What to do
Leave the pictures out, and output exactly the lines from the one containing "What matplotlib code" through the one containing "from matplotlib.patches import Circle".

(Records with drawing code)
+++++

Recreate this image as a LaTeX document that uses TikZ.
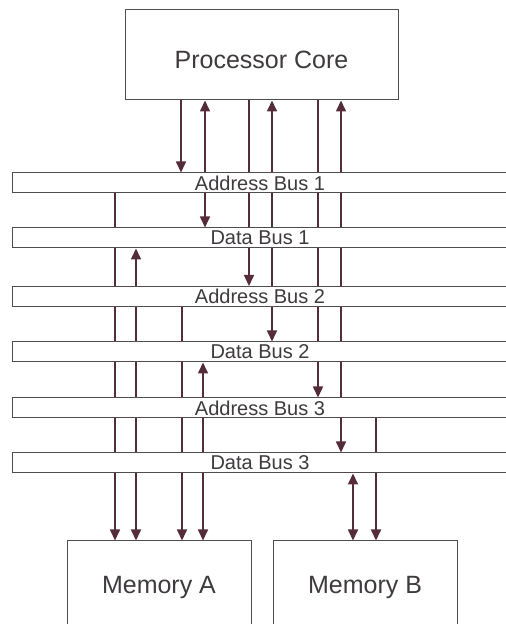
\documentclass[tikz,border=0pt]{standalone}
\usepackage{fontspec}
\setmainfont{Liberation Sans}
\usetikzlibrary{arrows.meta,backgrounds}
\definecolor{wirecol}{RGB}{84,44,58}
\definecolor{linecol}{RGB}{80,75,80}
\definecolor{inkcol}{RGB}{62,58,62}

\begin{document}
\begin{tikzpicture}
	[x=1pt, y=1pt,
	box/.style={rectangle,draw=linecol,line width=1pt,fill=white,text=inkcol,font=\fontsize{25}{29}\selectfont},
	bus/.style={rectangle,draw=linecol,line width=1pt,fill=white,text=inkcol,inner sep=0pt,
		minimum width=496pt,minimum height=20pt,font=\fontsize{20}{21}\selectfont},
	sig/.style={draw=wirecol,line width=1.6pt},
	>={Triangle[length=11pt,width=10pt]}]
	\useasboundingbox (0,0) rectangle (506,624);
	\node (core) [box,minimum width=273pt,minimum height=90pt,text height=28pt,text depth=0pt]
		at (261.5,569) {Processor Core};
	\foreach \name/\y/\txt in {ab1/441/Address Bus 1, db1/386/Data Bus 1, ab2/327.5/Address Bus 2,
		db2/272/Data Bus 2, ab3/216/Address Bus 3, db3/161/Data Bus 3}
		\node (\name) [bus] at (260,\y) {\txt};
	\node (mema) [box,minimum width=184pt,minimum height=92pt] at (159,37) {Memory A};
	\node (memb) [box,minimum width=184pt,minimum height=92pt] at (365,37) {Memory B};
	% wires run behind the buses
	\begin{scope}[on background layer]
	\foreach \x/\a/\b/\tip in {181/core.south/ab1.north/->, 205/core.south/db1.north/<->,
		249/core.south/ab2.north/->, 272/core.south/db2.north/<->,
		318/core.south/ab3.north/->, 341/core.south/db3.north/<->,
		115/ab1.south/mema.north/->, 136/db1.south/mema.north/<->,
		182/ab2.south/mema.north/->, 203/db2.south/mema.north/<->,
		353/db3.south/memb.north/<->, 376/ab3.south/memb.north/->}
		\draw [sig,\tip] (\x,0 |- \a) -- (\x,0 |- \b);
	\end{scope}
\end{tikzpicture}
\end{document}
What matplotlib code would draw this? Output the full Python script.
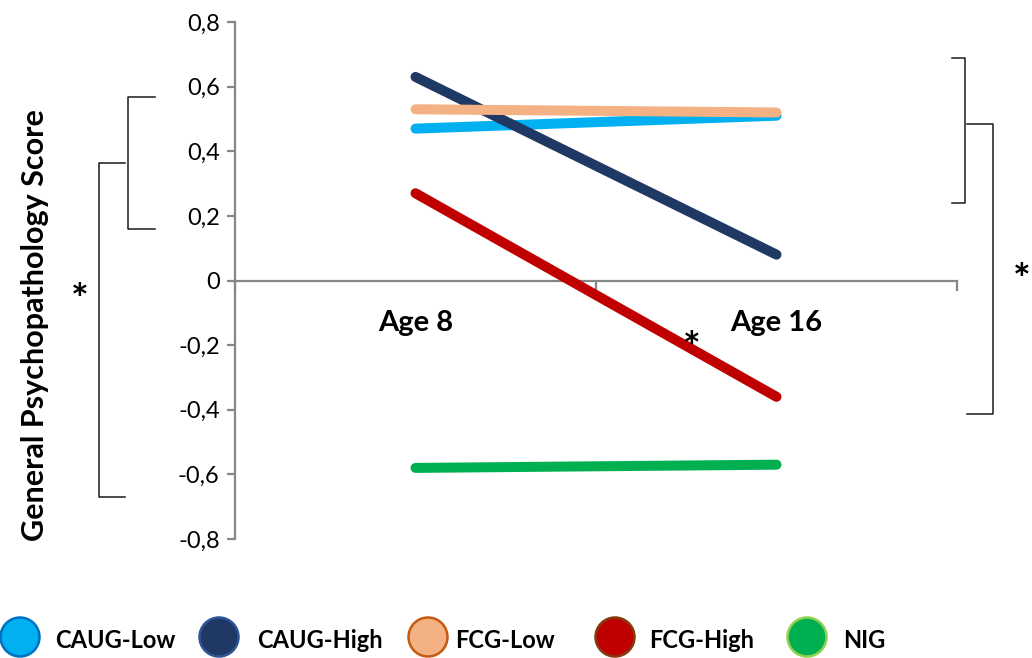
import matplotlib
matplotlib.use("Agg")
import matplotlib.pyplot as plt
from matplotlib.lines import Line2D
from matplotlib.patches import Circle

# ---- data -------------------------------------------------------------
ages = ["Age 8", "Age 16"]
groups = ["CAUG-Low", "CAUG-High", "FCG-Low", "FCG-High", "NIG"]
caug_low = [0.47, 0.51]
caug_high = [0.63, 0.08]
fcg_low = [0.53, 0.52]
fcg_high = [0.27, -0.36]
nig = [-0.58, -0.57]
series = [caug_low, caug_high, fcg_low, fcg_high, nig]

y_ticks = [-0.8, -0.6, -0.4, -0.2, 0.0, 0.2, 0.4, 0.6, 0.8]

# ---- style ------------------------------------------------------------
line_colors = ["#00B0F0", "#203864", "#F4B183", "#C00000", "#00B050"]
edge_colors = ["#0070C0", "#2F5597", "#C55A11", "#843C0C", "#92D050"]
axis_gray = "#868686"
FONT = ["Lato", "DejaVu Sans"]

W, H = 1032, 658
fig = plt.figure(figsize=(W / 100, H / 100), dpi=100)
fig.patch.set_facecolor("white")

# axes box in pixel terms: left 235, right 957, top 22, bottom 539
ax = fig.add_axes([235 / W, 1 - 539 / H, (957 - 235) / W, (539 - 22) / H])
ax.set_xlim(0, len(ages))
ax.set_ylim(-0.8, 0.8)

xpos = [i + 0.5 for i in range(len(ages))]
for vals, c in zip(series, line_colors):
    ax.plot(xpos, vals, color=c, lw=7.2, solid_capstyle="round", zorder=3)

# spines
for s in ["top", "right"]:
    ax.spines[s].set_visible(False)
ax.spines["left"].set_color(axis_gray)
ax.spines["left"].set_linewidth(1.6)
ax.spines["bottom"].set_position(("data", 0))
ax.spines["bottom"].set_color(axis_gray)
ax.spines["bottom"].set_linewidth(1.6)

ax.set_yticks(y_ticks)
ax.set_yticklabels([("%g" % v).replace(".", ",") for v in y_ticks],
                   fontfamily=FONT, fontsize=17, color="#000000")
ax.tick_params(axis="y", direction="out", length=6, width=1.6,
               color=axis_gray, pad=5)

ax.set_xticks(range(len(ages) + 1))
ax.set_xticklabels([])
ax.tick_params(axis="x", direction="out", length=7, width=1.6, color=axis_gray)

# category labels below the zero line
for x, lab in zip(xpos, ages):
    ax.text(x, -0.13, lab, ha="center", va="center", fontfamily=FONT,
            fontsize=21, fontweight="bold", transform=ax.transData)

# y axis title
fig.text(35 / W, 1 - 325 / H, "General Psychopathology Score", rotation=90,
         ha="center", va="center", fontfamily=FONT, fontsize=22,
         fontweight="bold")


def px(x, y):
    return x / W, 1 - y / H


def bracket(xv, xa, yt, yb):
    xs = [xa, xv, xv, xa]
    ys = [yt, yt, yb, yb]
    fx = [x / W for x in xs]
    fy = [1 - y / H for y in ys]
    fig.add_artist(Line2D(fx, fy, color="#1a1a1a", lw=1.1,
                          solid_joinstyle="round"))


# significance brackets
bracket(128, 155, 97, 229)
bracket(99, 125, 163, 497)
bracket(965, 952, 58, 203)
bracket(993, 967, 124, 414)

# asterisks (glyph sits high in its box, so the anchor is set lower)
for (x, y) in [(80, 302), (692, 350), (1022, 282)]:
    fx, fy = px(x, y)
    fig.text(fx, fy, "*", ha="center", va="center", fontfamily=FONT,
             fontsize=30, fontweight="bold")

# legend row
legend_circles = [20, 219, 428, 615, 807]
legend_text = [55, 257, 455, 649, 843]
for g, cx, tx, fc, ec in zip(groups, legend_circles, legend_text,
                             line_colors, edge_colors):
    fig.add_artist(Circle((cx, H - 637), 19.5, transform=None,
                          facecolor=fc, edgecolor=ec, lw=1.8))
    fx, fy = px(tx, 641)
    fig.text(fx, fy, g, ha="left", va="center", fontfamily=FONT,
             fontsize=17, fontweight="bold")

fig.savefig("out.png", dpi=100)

+++++

Correct answer
What matplotlib code would draw this? Output the full Python script.
import matplotlib
matplotlib.use("Agg")
import matplotlib.pyplot as plt
from matplotlib.lines import Line2D
from matplotlib.patches import Circle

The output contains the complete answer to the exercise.